My husband was the sole member of an LLC. He died. Can the spouse/I assume responsibility for the LLC? If so, how do I do that?

jjray said...

Reply to Anonymous. The fact that your husband's LLC was a single member entity does not change the discussion above, in my view. The LLC interest becomes part of your husband's estate. This means you have to go through the probate court process to gain control of the LLC.

Jeff said...

Just want to understand. If an LLC is solely owned by one person (no wife or children) and something happens to that owner, what happens to the LLC and all the employees? I was told the LLC goes away. I hope that is wrong.

Anonymous said...

SM: My husband and I ran a consultancy together. He registered the company as a LLC as a sole member. However, I am listed as the president of the company on the New Jersey Business Entity Status Report. My husband has recently passed away. Do I become the sole member if I register the company again or do I have to probate this? Also, he signed an agreement with a UK company for the licensing of their name. The agreement does not have a termination date. Can they pull that away because my husband has passed away? or does the company still have the right to use the name?

Anonymous said...

My wife and mother will form a LLC Partnership to buy and manage real estate. When mother passes away or is not able to delegate decisions to continue the LLC, am I to assume my wife will take over providing it is in the operating agreement? Also, can mother pass full ownership to daughter without other siblings attestation or getting involved looking for a share of the corporation?

jjray said...

Reply to Anonymous of 4-11-12:
As to management of the LLC, this issue can be addressed in the operating agreement.

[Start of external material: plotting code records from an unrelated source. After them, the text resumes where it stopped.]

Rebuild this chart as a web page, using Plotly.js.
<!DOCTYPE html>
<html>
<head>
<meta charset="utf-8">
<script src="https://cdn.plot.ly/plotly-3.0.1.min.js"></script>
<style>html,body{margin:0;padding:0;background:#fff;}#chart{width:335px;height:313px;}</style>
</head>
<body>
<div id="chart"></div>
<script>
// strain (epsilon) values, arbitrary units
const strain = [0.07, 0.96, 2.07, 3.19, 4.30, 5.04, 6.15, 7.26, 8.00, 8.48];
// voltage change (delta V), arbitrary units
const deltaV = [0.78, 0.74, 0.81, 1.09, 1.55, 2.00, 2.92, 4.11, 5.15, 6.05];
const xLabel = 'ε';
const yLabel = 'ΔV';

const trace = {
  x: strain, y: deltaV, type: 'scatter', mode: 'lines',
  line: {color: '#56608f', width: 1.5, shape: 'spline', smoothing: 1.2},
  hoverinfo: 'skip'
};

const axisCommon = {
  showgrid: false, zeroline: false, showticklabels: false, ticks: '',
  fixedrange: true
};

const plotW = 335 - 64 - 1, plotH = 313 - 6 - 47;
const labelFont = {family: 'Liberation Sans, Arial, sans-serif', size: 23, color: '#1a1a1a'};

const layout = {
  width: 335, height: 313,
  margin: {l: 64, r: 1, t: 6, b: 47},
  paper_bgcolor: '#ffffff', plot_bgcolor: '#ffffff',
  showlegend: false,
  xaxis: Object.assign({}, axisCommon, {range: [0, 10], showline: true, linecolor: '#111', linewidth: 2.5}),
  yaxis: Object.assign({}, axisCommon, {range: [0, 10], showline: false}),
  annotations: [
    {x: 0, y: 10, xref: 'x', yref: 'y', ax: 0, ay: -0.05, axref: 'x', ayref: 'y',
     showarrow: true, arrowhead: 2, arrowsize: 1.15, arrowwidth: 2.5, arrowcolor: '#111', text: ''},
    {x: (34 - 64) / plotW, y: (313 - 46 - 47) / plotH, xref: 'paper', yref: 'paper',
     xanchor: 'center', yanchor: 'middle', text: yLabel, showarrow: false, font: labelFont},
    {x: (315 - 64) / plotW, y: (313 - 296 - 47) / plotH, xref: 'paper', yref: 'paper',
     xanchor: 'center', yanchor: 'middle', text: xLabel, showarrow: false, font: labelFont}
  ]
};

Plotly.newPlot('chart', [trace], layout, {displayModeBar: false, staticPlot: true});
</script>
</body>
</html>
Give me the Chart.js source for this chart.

As to the estate planning issue you described, that is not a matter generally addressed in the operating agreement per se (i.e., bequeathing an ownership interest after death of a member); however, buy-sell agreements and preventing an heir of a deceased member from becoming a new member without the authorization of the surviving member(s) are mechanisms that can be drafted into an operating agreement to help manage this issue. Seek further advice from a local attorney.

Anonymous said...

My business partner just passed away on Jan 24, 2012. We were a multi member LLC. Our operating agreement doesn't spell out the death of a member. Her husband has agreed to pay me half of her debt and I am continuing the business. When calculating his half should I use the date of her death or the last day of the month she died? We are in the state of AZ.

Jerry said...

My business partner in our Georgia llc passed away last month and was not married,so his half of the company goes to his son and daughter.My partner and I had been working on our company for over a year,and were approximately three months from having our product ready to bring to market. The company is not making any money,but quite a bit more money needs to be put into the company to bring the product out. I want the company to succeed,but it can't with them involved. We were going to add some amendments to our operating agreement to cover a situation like this,but unfortunately he passed away before we got it done. Any ideas how I should approach them would be most welcome.